In many ways, the finals had been billed as a referendum on youth versus experience, pitting Boston’s ascendant stars against Golden State’s title-tested core. Two players in particular personified the matchup, and it turned out to be a bit of a mismatch: There was Curry, who reasserted his supremacy by averaging 31.2 points for the series. And, of course, there was Tatum, who shot the ball poorly (often while being defended by Wiggins) and appeared gassed by the end.
Tatum has since spoken about how that series affected him, about how he had trouble leaving his house for several days in its immediate aftermath, and about how he ultimately looked at it as a learning experience.
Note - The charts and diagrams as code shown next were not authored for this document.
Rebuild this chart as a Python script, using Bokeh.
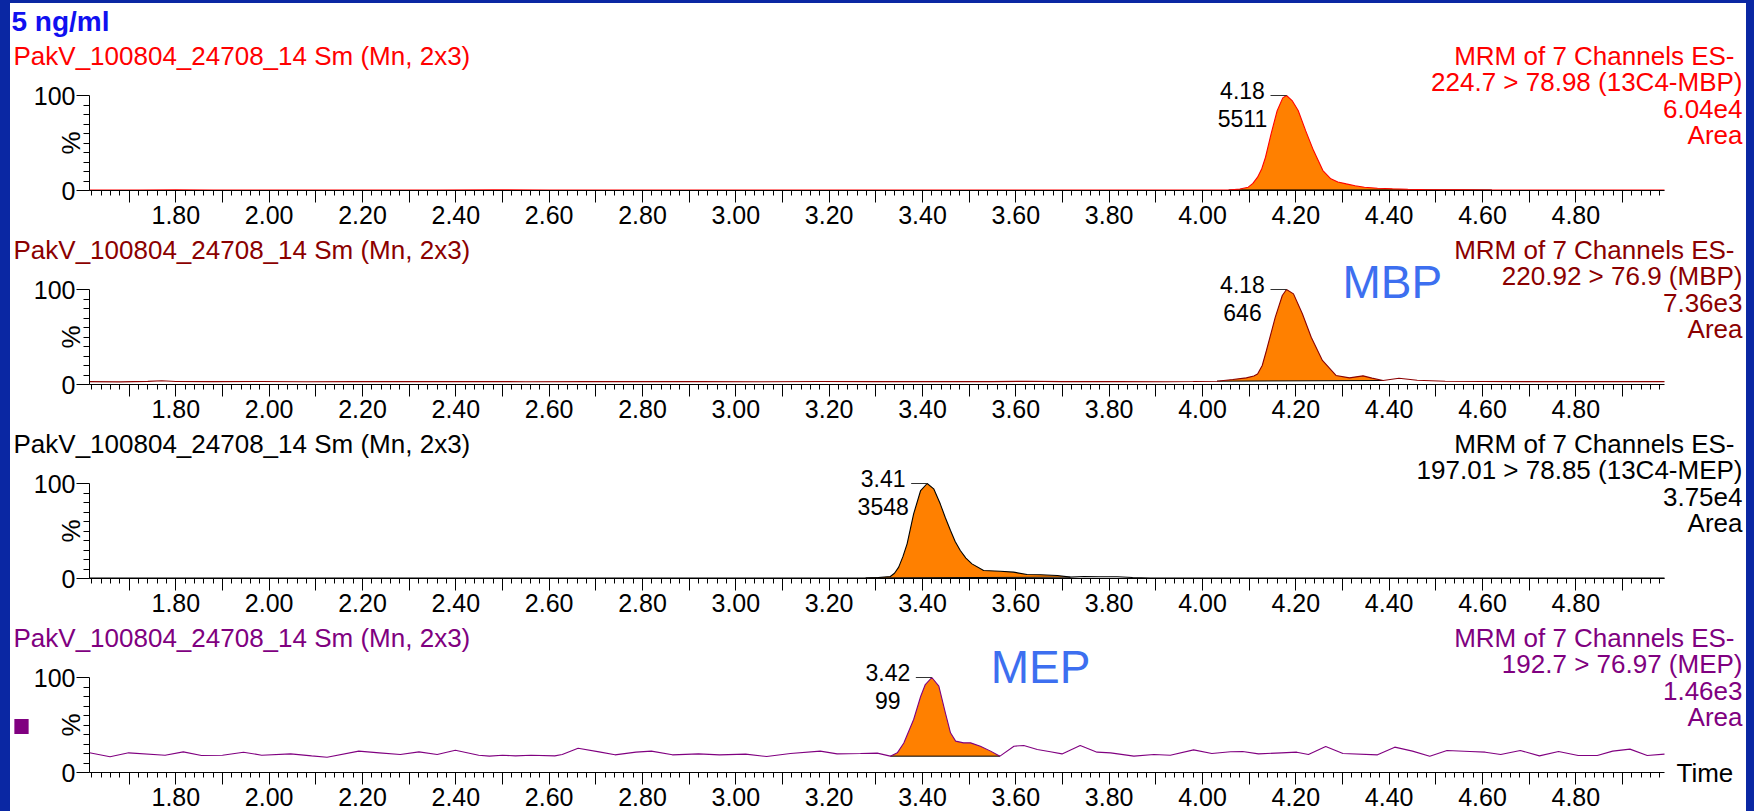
from bokeh.plotting import figure
from bokeh.models import (FixedTicker, CustomJSTickFormatter, Label, Arrow, Range1d)
from bokeh.layouts import column
from bokeh.embed import file_html
from bokeh.resources import INLINE

# ---------------- data ----------------
x_start, x_end = 1.615, 4.99
x_major_ticks = [1.7, 1.8, 1.9, 2.0, 2.1, 2.2, 2.3, 2.4, 2.5, 2.6, 2.7, 2.8, 2.9, 3.0, 3.1,
                 3.2, 3.3, 3.4, 3.5, 3.6, 3.7, 3.8, 3.9, 4.0, 4.1, 4.2, 4.3, 4.4, 4.5, 4.6,
                 4.7, 4.8, 4.9]
x_tick_labels = ["", "1.80", "", "2.00", "", "2.20", "", "2.40", "", "2.60", "", "2.80", "",
                 "3.00", "", "3.20", "", "3.40", "", "3.60", "", "3.80", "", "4.00", "",
                 "4.20", "", "4.40", "", "4.60", "", "4.80", ""]
x_minor_ticks = [round(1.62 + 0.02 * i, 2) for i in range(169)]
y_major_ticks = [0, 100]
y_minor_ticks = [10, 20, 30, 40, 50, 60, 70, 80, 90]

title_text = "5 ng/ml"
sample_name = "PakV_100804_24708_14 Sm (Mn, 2x3)"
mrm_title = "MRM of 7 Channels ES-"
transitions = ["224.7 > 78.98 (13C4-MBP)", "220.92 > 76.9 (MBP)",
               "197.01 > 78.85 (13C4-MEP)", "192.7 > 76.97 (MEP)"]
max_intensity = ["6.04e4", "7.36e3", "3.75e4", "1.46e3"]
peak_rt = [4.18, 4.18, 3.41, 3.42]
peak_height = ["5511", "646", "3548", "99"]
peak_windows = [(4.056, 4.62), (4.031, 4.387), (3.278, 3.717), (3.331, 3.566)]
compound_names = [None, "MBP", None, "MEP"]
compound_pos = [None, (4.30, 7.5), None, (3.546, 11)]

# 13C4-MBP trace
time_13c4_mbp = [1.615, 1.66, 1.72, 1.80, 1.88, 1.97, 2.06, 2.15, 2.25, 2.36, 2.48, 2.60, 2.72,
                 2.85, 2.98, 3.10, 3.22, 3.35, 3.48, 3.60, 3.72, 3.84, 3.95, 4.02, 4.056, 4.080,
                 4.098, 4.108, 4.118, 4.127, 4.135, 4.147, 4.160, 4.172, 4.180, 4.192, 4.205,
                 4.221, 4.238, 4.258, 4.275, 4.290, 4.308, 4.327, 4.347, 4.375, 4.407, 4.440,
                 4.473, 4.515, 4.555, 4.62, 4.70, 4.78, 4.86, 4.93, 4.99]
pct_13c4_mbp = [0.6, 0.5, 0.6, 0.7, 0.5, 0.6, 0.5, 0.6, 0.5, 0.6, 0.7, 0.5, 0.6, 0.5, 0.6, 0.5,
                0.6, 0.5, 0.6, 0.5, 0.6, 0.5, 0.6, 0.6, 0.6, 1.5, 3.5, 7.5, 14, 23, 35, 59.6, 84,
                97.5, 100, 94.7, 84.2, 63, 42, 21, 12.3, 9.0, 7.0, 5.0, 3.5, 2.4, 1.8, 1.3, 1.0,
                0.8, 0.7, 0.6, 0.6, 0.5, 0.6, 0.5, 0.5]

# MBP trace
time_mbp = [1.615, 1.68, 1.74, 1.77, 1.80, 1.88, 1.98, 2.08, 2.18, 2.30, 2.42, 2.55, 2.68, 2.80,
            2.92, 3.05, 3.18, 3.30, 3.42, 3.55, 3.62, 3.70, 3.82, 3.92, 3.98, 4.031, 4.065, 4.094,
            4.110, 4.118, 4.128, 4.137, 4.156, 4.171, 4.180, 4.195, 4.214, 4.233, 4.257, 4.286,
            4.315, 4.344, 4.363, 4.387, 4.421, 4.46, 4.52, 4.60, 4.70, 4.80, 4.90, 4.99]
pct_mbp = [3.0, 2.8, 3.3, 3.9, 3.2, 3.0, 3.2, 2.9, 3.1, 3.0, 3.2, 2.9, 3.1, 3.0, 3.2, 2.9, 3.1,
           3.0, 3.2, 3.0, 3.4, 3.0, 3.1, 2.9, 3.1, 3.5, 5.3, 7.0, 9.0, 11, 20, 35.8, 70.9, 93.7,
           100, 95.4, 74.4, 49.8, 25.3, 9.5, 7.0, 9.1, 6.7, 4.2, 6.5, 4.5, 3.4, 3.1, 3.0, 3.2,
           3.0, 3.0]

# 13C4-MEP trace
time_13c4_mep = [1.615, 1.70, 1.80, 1.92, 2.05, 2.18, 2.32, 2.46, 2.60, 2.74, 2.88, 3.02, 3.14,
                 3.22, 3.278, 3.305, 3.331, 3.340, 3.349, 3.358, 3.367, 3.381, 3.396, 3.410,
                 3.424, 3.438, 3.449, 3.460, 3.470, 3.481, 3.493, 3.506, 3.531, 3.567, 3.595,
                 3.624, 3.653, 3.689, 3.717, 3.746, 3.78, 3.817, 3.85, 3.888, 3.95, 4.05, 4.20,
                 4.35, 4.50, 4.65, 4.80, 4.99]
pct_13c4_mep = [0.5, 0.4, 0.5, 0.4, 0.5, 0.4, 0.5, 0.4, 0.5, 0.4, 0.5, 0.4, 0.5, 0.5, 0.6, 1.0,
                2.1, 5.5, 12, 23, 36.5, 68, 92.6, 100, 94.4, 78.6, 64, 50.5, 39, 29.5, 21.5,
                15.4, 8.4, 7.7, 6.7, 4.2, 3.9, 3.2, 1.4, 2.1, 1.9, 1.8, 1.0, 0.5, 0.5, 0.4, 0.5,
                0.4, 0.5, 0.4, 0.5, 0.4]

# MEP trace
time_mep = [1.615, 1.659, 1.699, 1.777, 1.816, 1.855, 1.900, 1.945, 1.984, 2.046, 2.091, 2.124,
            2.192, 2.236, 2.281, 2.321, 2.360, 2.399, 2.449, 2.472, 2.500, 2.528, 2.561, 2.612,
            2.628, 2.662, 2.707, 2.741, 2.786, 2.819, 2.864, 2.920, 2.965, 3.021, 3.066, 3.117,
            3.181, 3.217, 3.267, 3.303, 3.331, 3.346, 3.360, 3.381, 3.396, 3.406, 3.420, 3.435,
            3.449, 3.460, 3.471, 3.488, 3.503, 3.524, 3.546, 3.566, 3.596, 3.617, 3.646, 3.674,
            3.699, 3.738, 3.774, 3.803, 3.853, 3.896, 3.931, 3.981, 4.020, 4.060, 4.086, 4.120,
            4.169, 4.202, 4.227, 4.264, 4.301, 4.375, 4.412, 4.450, 4.487, 4.524, 4.573, 4.606,
            4.639, 4.681, 4.722, 4.763, 4.805, 4.846, 4.879, 4.916, 4.953, 4.990]
pct_mep = [20.7, 16.5, 20.7, 18.2, 21.7, 17.9, 18.2, 21.4, 18.2, 19.6, 17.5, 16.1, 22.5, 20.7,
           18.9, 21.7, 18.9, 23.5, 18.2, 17.2, 18.2, 17.5, 18.2, 17.5, 18.9, 25.6, 21.7, 18.6,
           21.4, 22.5, 18.6, 19.6, 18.6, 19.3, 16.8, 20.0, 22.5, 19.6, 20.0, 20.4, 17.2, 20.7,
           31.0, 55.8, 80.0, 92.6, 100, 90.9, 62.8, 41.8, 33.0, 31.2, 31.2, 27.7, 22.5, 17.2,
           27.7, 28.4, 24.2, 21.8, 19.6, 28.4, 21.4, 20.7, 17.2, 18.9, 18.2, 23.8, 20.0, 21.8,
           22.1, 19.6, 20.7, 21.4, 18.9, 27.4, 20.0, 18.6, 26.7, 22.5, 17.2, 23.2, 22.1, 21.4,
           18.9, 23.2, 17.5, 22.1, 17.9, 17.9, 22.5, 24.6, 17.9, 19.3]

traces = [(time_13c4_mbp, pct_13c4_mbp), (time_mbp, pct_mbp),
          (time_13c4_mep, pct_13c4_mep), (time_mep, pct_mep)]
panel_colors = ["#ff0000", "#8b0000", "#000000", "#800080"]

# ---------------- style / geometry ----------------
FONT = "Liberation Sans"
FILL = "#ff8000"
NAME_BLUE = "#3d6ff0"
FRAME_BLUE = "#0a27a3"
FIG_W = 1736
AXIS_LEFT_PX = 79          # pixel position of the time axis start inside each figure
PX_PER_MIN = 1575 / (x_end - x_start)
PX_PER_PCT = 0.95
# (figure height, pixel row of the 100 % line, pixel row of the 0 % line)
panel_geom = [(231, 92, 187), (194, 55, 150), (194, 55, 150), (189, 55, 150)]


def make_panel(i):
    first = i == 0
    last = i == 3
    color = panel_colors[i]
    t, y = traces[i]
    H, top_px, zero_px = panel_geom[i]
    xr = Range1d(x_start - AXIS_LEFT_PX / PX_PER_MIN,
                 x_start + (FIG_W - AXIS_LEFT_PX) / PX_PER_MIN)
    yr = Range1d(-(H - zero_px) / PX_PER_PCT, 100 + top_px / PX_PER_PCT)
    p = figure(width=FIG_W, height=H, x_range=xr, y_range=yr, output_backend="svg",
               toolbar_location=None, min_border=0, title=None)
    p.outline_line_color = None
    p.grid.visible = False
    p.background_fill_color = "white"
    p.border_fill_color = "white"

    xa = p.xaxis[0]
    xa.fixed_location = 0
    xa.bounds = (x_start, x_end)
    xa.ticker = FixedTicker(ticks=x_major_ticks, minor_ticks=x_minor_ticks)
    xa.formatter = CustomJSTickFormatter(
        args=dict(tvals=x_major_ticks, tlabels=x_tick_labels),
        code="const k = tvals.findIndex(v => Math.abs(v - tick) < 1e-6); return k >= 0 ? tlabels[k] : '';")
    xa.major_tick_out = 12
    xa.major_tick_in = 0
    xa.minor_tick_out = 5
    xa.minor_tick_in = 0
    xa.major_label_standoff = 3
    xa.major_label_text_font = FONT
    xa.major_label_text_font_size = "25px"
    xa.major_label_text_color = "black"
    xa.axis_line_color = "black"

    ya = p.yaxis[0]
    ya.fixed_location = x_start
    ya.bounds = (0, 100)
    ya.ticker = FixedTicker(ticks=y_major_ticks, minor_ticks=y_minor_ticks)
    ya.major_tick_out = 13
    ya.major_tick_in = 0
    ya.minor_tick_out = 6
    ya.minor_tick_in = 0
    ya.major_label_standoff = 1
    ya.major_label_text_font = FONT
    ya.major_label_text_font_size = "25px"
    ya.major_label_text_color = "black"
    ya.axis_line_color = "black"

    # integrated peak
    w0, w1 = peak_windows[i]
    px = [a for a in t if w0 <= a <= w1]
    py = [b for a, b in zip(t, y) if w0 <= a <= w1]
    p.patch(px, py, fill_color=FILL, line_color=None)
    p.segment(x0=[px[0]], y0=[py[0]], x1=[px[-1]], y1=[py[-1]], line_color="black", line_width=1)
    p.line(t, y, line_color=color, line_width=1.1)

    # peak marker and labels
    rt = peak_rt[i]
    p.add_layout(Arrow(end=None, x_start=rt - 16 / PX_PER_MIN, y_start=100, x_end=rt, y_end=100,
                       line_color="#333333", line_width=1))
    p.add_layout(Label(x=rt, y=100, x_offset=-44, y_offset=5, text=f"{rt:.2f}",
                       text_align="center", text_baseline="alphabetic",
                       text_font=FONT, text_font_size="23px", text_color="black"))
    p.add_layout(Label(x=rt, y=100, x_offset=-44, y_offset=-23, text=peak_height[i],
                       text_align="center", text_baseline="alphabetic",
                       text_font=FONT, text_font_size="23px", text_color="black"))

    # "%" axis label
    p.add_layout(Label(x=x_start, y=50, x_offset=-19, angle=90, angle_units="deg", text="%",
                       text_align="center", text_baseline="middle",
                       text_font=FONT, text_font_size="26px", text_color="black"))

    # header texts
    p.add_layout(Label(x=x_start, y=100, x_offset=-76, y_offset=40, text=sample_name,
                       text_align="left", text_baseline="middle",
                       text_font=FONT, text_font_size="26px", text_color=color))
    right_lines = [mrm_title, transitions[i], max_intensity[i], "Area"]
    for k, txt in enumerate(right_lines):
        p.add_layout(Label(x=x_end, y=100, x_offset=70 if k == 0 else 78,
                           y_offset=40 - 26.6 * k, text=txt,
                           text_align="right", text_baseline="middle",
                           text_font=FONT, text_font_size="26px", text_color=color))

    if first:
        p.add_layout(Label(x=x_start, y=100, x_offset=-78, y_offset=74, text=title_text,
                           text_align="left", text_baseline="middle",
                           text_font=FONT, text_font_size="28px", text_font_style="bold",
                           text_color="#1010f0"))
    if compound_names[i] is not None:
        cx, cdy = compound_pos[i]
        p.add_layout(Label(x=cx, y=100, y_offset=cdy, text=compound_names[i], text_align="left",
                           text_baseline="middle", text_font=FONT, text_font_size="46px",
                           text_color=NAME_BLUE))
    if last:
        p.add_layout(Label(x=x_end, y=0, x_offset=12, text="Time", text_align="left",
                           text_baseline="middle", text_font=FONT, text_font_size="26px",
                           text_color="black"))
        p.add_layout(Label(x=x_start, y=48.4, x_offset=-68, text=" ", text_font_size="1px",
                           text_align="center", text_baseline="middle", padding=7,
                           background_fill_color="#800080", text_color="#800080"))
    return p


panels = [make_panel(i) for i in range(4)]
inner = column(*panels, spacing=0, styles={"background-color": "white"})
layout = column(inner, spacing=0,
                styles={"background-color": FRAME_BLUE, "padding": "3px 8px 0px 10px"})

open("out.html", "w").write(file_html(layout, INLINE))
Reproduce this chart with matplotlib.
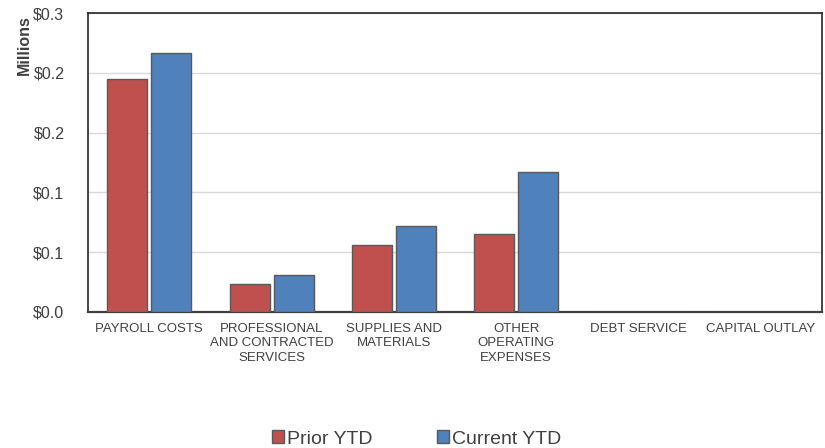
import matplotlib.pyplot as plt
import numpy as np

plt.rcParams['font.family'] = ['Liberation Sans', 'DejaVu Sans']

categories = ['PAYROLL COSTS', 'PROFESSIONAL\nAND CONTRACTED\nSERVICES',
              'SUPPLIES AND\nMATERIALS', 'OTHER\nOPERATING\nEXPENSES',
              'DEBT SERVICE', 'CAPITAL OUTLAY']
prior_ytd = [0.1952, 0.0232, 0.0559, 0.0653, 0.0, 0.0]
current_ytd = [0.2170, 0.0310, 0.0718, 0.1168, 0.0, 0.0]
y_ticks = [0.0, 0.05, 0.10, 0.15, 0.20, 0.25]
y_labels = ['$0.0', '$0.1', '$0.1', '$0.2', '$0.2', '$0.3']

fig = plt.figure(figsize=(8.25, 4.48), dpi=100)
ax = fig.add_axes([0.1067, 0.3043, 0.8897, 0.6660])

x = np.arange(len(categories))
w = 0.327
ax.bar(x - 0.18, prior_ytd, w, color='#C0504D', edgecolor='#595959',
       linewidth=1.0, label='Prior YTD', zorder=3)
ax.bar(x + 0.18, current_ytd, w, color='#4F81BD', edgecolor='#595959',
       linewidth=1.0, label='Current YTD', zorder=3)

ax.set_xlim(-0.5, len(categories) - 0.5)
ax.set_ylim(0, 0.25)
ax.set_yticks(y_ticks)
ax.set_yticklabels(y_labels, fontsize=11.5, color='#404040')
ax.set_xticks(x)
ax.set_xticklabels(categories, fontsize=9.5, color='#404040', linespacing=1.3)
ax.tick_params(axis='both', length=0)
ax.tick_params(axis='x', pad=8)
ax.tick_params(axis='y', pad=17)
ax.yaxis.grid(True, color='#d9d9d9', linewidth=1.0, zorder=0)

for s in ax.spines.values():
    s.set_color('#262626')
    s.set_linewidth(1.2)
ax.spines['bottom'].set_color('#404040')
ax.spines['bottom'].set_linewidth(1.6)

fig.text(0.030, 0.9, 'Millions', rotation=90, fontsize=11.5, fontweight='bold',
         color='#404040', ha='center', va='center')

fig.legend(loc='center', bbox_to_anchor=(0.505, 0.02), ncol=2, frameon=False,
           fontsize=14, handlelength=0.65, handleheight=0.65, handletextpad=0.15,
           columnspacing=3.3, labelcolor='#404040')

fig.savefig('out.png', dpi=100)
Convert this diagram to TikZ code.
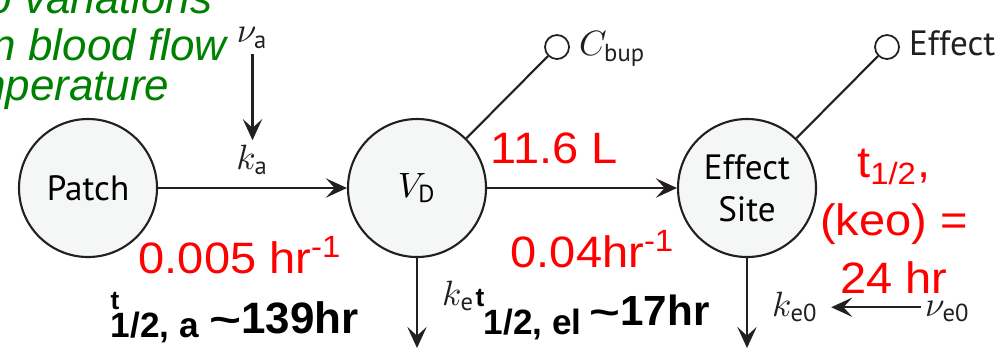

He had thought he understood that the playoffs were a grind, he said then, but now he really knew.
Still, the ghosts from the finals seemed to linger when Boston visited Golden State on Dec. 10 in their first of two meetings this season. In hindsight, Tatum said, the Celtics were too excited, too eager for some form of revenge: Tatum struggled, and the Celtics lost by 16.
“Everybody wanted to win so bad,” he said.
Ahead of Thursday’s game, the Celtics tried to maintain a more balanced perspective. The gist of their conversations this week, Tatum said, was that one game was not going to erase what happened last season.
“The fact of the matter is, we lost — we lost the championship,” he said. “We can’t go back in time and change that. So we didn’t look at this as a rematch of the finals. It’s just one game against a great team, great players and obviously a great coach. But it’s just one game.”
Tatum kept repeating that phrase — that it was just one game — as if he were trying to convince himself that it was true. Some of his actions on Thursday indicated otherwise. Consider: He played 48 minutes. Mazzulla said he had a brief conversation with Tatum about whether to leave him in the game early in the fourth quarter.
“I looked at him, he looked at me, we kind of said, ‘Yeah,’ and that was it,” Mazzulla said.
Perhaps fatigue played a role in a few of Tatum’s mistakes. He shot only 9 of 27 from the field, though he made up for it in other ways, collecting 34 points, 19 rebounds and 6 assists — a stat line that would have made other players proud.
Tatum, though, has higher standards now, and bigger goals. On Thursday, his teammates backed him up, another sign of growth for a young group that continues to move forward. Sure, it was only one game. But even Tatum acknowledged a deeper meaning.
“Just trying to put the past behind us,” he said.